**Data extract**
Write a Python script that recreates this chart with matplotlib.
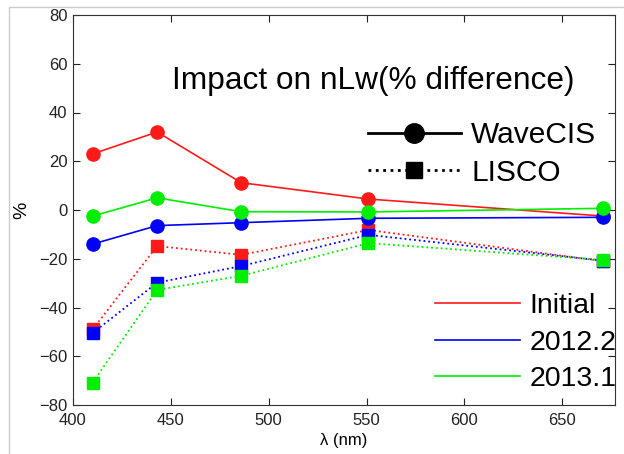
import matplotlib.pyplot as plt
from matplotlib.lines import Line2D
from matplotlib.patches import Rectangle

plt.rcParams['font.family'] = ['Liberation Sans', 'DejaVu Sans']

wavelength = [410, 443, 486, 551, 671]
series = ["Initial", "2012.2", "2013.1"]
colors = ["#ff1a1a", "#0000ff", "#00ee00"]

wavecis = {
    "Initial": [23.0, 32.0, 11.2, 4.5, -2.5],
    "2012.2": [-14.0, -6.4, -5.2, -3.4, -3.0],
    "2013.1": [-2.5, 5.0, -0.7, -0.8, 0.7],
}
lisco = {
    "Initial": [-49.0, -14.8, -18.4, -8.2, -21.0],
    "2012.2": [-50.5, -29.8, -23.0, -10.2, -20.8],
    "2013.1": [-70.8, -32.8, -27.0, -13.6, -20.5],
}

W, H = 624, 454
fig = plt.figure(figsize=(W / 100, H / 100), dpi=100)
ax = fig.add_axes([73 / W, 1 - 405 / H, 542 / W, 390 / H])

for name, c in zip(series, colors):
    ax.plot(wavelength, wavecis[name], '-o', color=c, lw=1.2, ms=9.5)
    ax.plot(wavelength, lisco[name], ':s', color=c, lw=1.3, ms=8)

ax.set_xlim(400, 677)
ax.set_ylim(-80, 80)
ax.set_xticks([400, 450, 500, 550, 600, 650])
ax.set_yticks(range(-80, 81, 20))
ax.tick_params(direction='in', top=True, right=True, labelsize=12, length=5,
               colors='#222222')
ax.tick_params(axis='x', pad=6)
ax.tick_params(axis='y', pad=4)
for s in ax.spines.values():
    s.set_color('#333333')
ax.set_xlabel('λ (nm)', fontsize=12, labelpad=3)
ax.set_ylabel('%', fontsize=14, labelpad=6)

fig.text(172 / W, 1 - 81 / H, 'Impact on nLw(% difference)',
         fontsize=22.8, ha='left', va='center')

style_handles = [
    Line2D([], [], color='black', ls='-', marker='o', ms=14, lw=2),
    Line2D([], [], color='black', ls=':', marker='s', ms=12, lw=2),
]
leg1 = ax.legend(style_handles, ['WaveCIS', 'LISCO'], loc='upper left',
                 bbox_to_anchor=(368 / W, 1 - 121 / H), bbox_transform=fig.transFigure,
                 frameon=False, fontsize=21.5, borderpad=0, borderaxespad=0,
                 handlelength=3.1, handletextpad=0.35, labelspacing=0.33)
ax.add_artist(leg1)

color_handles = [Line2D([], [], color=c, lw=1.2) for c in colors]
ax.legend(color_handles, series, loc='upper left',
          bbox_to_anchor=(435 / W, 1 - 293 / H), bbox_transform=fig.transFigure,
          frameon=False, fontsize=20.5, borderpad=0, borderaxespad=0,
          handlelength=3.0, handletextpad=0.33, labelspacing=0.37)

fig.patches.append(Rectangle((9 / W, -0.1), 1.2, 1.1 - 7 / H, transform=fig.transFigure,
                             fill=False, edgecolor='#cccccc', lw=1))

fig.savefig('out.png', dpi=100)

**Objective**
Restate each line from the start of the listing through the line bearing "ax.plot(wavelength, lisco[name], ':s', color=c, lw=1.3, ms=8)" word for word. Drop the pictures.

**The result**
Write a Python script that recreates this chart with matplotlib.
import matplotlib.pyplot as plt
from matplotlib.lines import Line2D
from matplotlib.patches import Rectangle

plt.rcParams['font.family'] = ['Liberation Sans', 'DejaVu Sans']

wavelength = [410, 443, 486, 551, 671]
series = ["Initial", "2012.2", "2013.1"]
colors = ["#ff1a1a", "#0000ff", "#00ee00"]

wavecis = {
    "Initial": [23.0, 32.0, 11.2, 4.5, -2.5],
    "2012.2": [-14.0, -6.4, -5.2, -3.4, -3.0],
    "2013.1": [-2.5, 5.0, -0.7, -0.8, 0.7],
}
lisco = {
    "Initial": [-49.0, -14.8, -18.4, -8.2, -21.0],
    "2012.2": [-50.5, -29.8, -23.0, -10.2, -20.8],
    "2013.1": [-70.8, -32.8, -27.0, -13.6, -20.5],
}

W, H = 624, 454
fig = plt.figure(figsize=(W / 100, H / 100), dpi=100)
ax = fig.add_axes([73 / W, 1 - 405 / H, 542 / W, 390 / H])

for name, c in zip(series, colors):
    ax.plot(wavelength, wavecis[name], '-o', color=c, lw=1.2, ms=9.5)
    ax.plot(wavelength, lisco[name], ':s', color=c, lw=1.3, ms=8)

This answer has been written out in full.